R – Role: Introduce Perspective Into the Work 

Once context is established, assigning a role changes how the AI processes the request. Instead of responding in a generic voice, it begins to operate from a defined point of view. 

In higher ed, this becomes particularly useful when you align the role to how decisions are actually made. You can ask it to think like a VP of Enrollment balancing net tuition revenue, or a CFO evaluating financial sustainability, or even a small advisory group that reflects multiple perspectives at once. 

What changes here is not just tone. It’s how the response is constructed and what it prioritizes. 

I – Interview: Surface What You Haven’t Said Yet 

This is the step that most people skip, and it’s the one that consistently improves outcomes the fastest. 

Instead of moving directly to the task, you instruct the AI to ask you questions first. Keeping it to one question at a time forces a more deliberate exchange and prevents both sides from rushing through the setup. 

What tends to happen in this step is that gaps become visible. Information that felt obvious in your head starts to come out more clearly. Assumptions get challenged. In some cases, the questions themselves shift how you were thinking about the problem before you ever reach the output. 

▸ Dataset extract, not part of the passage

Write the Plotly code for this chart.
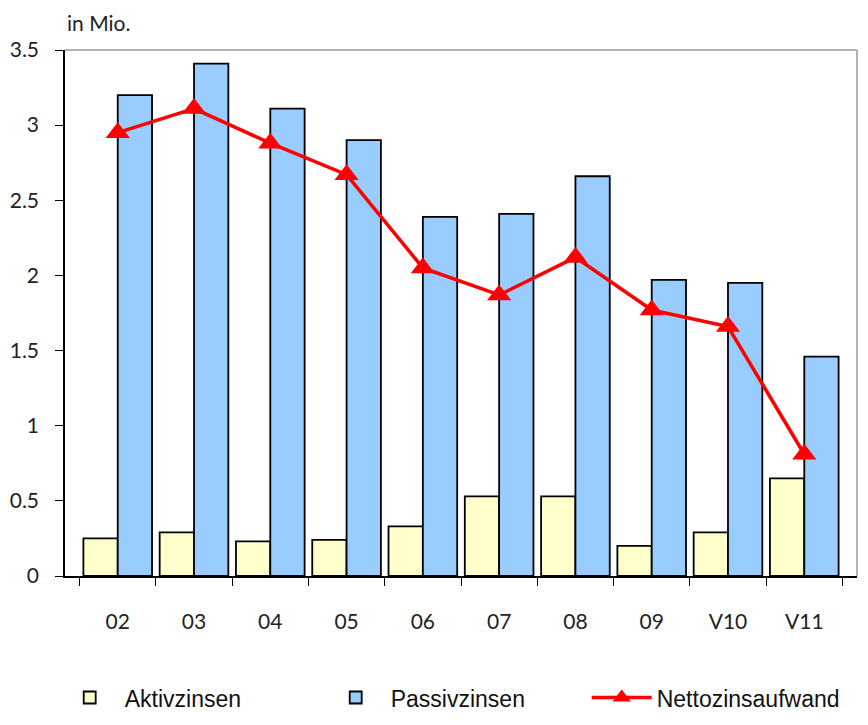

In our work with clients, this is often the point where the quality of the interaction changes. The AI has more to work with, and the user has clarified their own thinking in the process. 

T – Task: Define What You Actually Need 

By the time you reach the task, the AI has enough context and direction to produce something useful. Instead of a broad request, you are giving it a clear assignment with expectations around format, tone, and constraints. 

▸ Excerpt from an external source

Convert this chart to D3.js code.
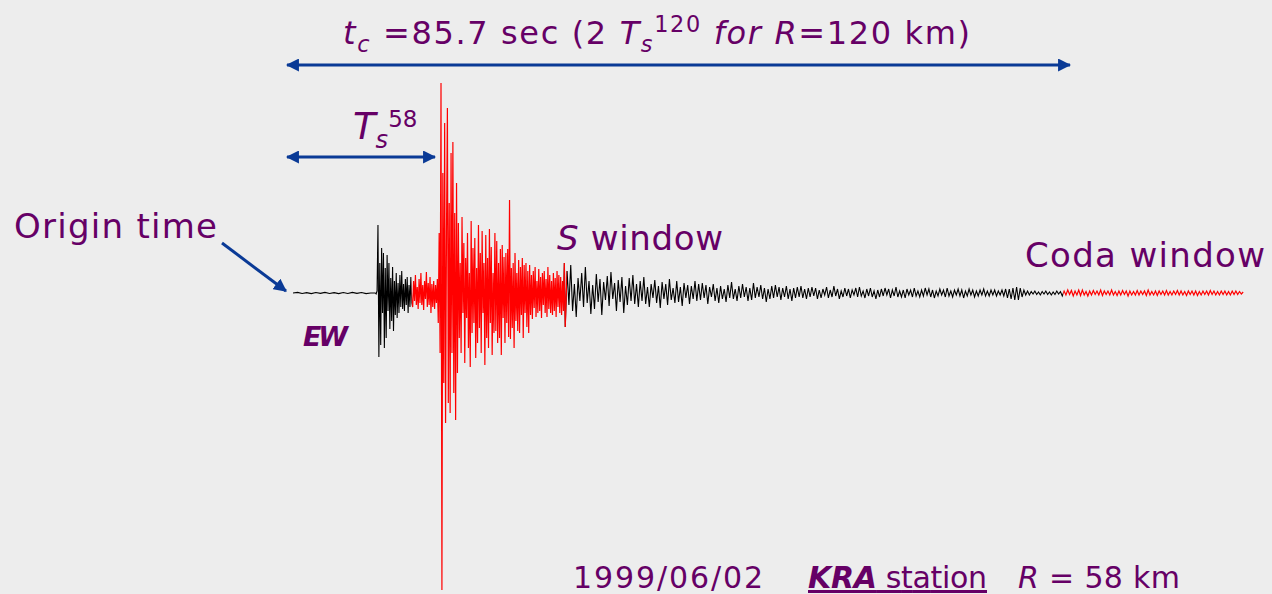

At this stage, the interaction feels less like trial and error and more like execution. The output reflects the work you put into setting it up, which is exactly where the value comes from. 

 

What This Looks Like in Practice 

Take a common example. A leader wants to understand how to improve yield. A typical prompt might ask for strategies based on current trends, and the response will usually include a set of reasonable ideas. The challenge is that those ideas are not grounded in the institution’s actual situation. 

When the same scenario is approached using CRIT, the setup changes. Context includes recent applicant behavior, discount rate pressure, and program-level variation. The role reflects someone responsible for enrollment performance in a similar environment. The interview step surfaces additional details about constraints and priorities. Only then is the task defined. 

The difference shows up immediately. The response is more specific, the recommendations are more relevant, and the conversation moves closer to something that can be acted on.

 

Where This Changes Outcomes 

Two patterns show up consistently when teams begin using this approach more intentionally. 

The first is around context. Without it, even strong prompts produce surface-level outputs. With it, the same tools begin to reflect the institution’s reality in a way that supports actual decision-making. 

The second is around blind spots. The interview step brings forward questions that were not initially considered. In many cases, those questions reshape the direction of the work before the final response is even generated. 

These are small shifts in behavior, but they compound quickly when they are applied consistently.

 

Why This Matters Now 

In a recent conversation on how institutions are using AI in practice, one theme kept coming up. The difference in outcomes was not tied to the tool being used. It was tied to how people were engaging with it in their day-to-day work.  

That’s especially relevant for leaders. When leaders change how they interact with AI, it influences how decisions are explored, how quickly teams move, and how consistently work is executed across the organization. 

 

Where to Start 

The next time you open one of these tools, resist the urge to jump straight to the task. Take a minute to build the interaction first. Provide context that reflects your environment, assign a role that matches the perspective you need, and let the AI ask questions before you move forward. 

It does not take much longer, but it changes what you get back in a way that is immediately noticeable. 

And once you see that difference, it becomes very difficult to go back to the old way of working.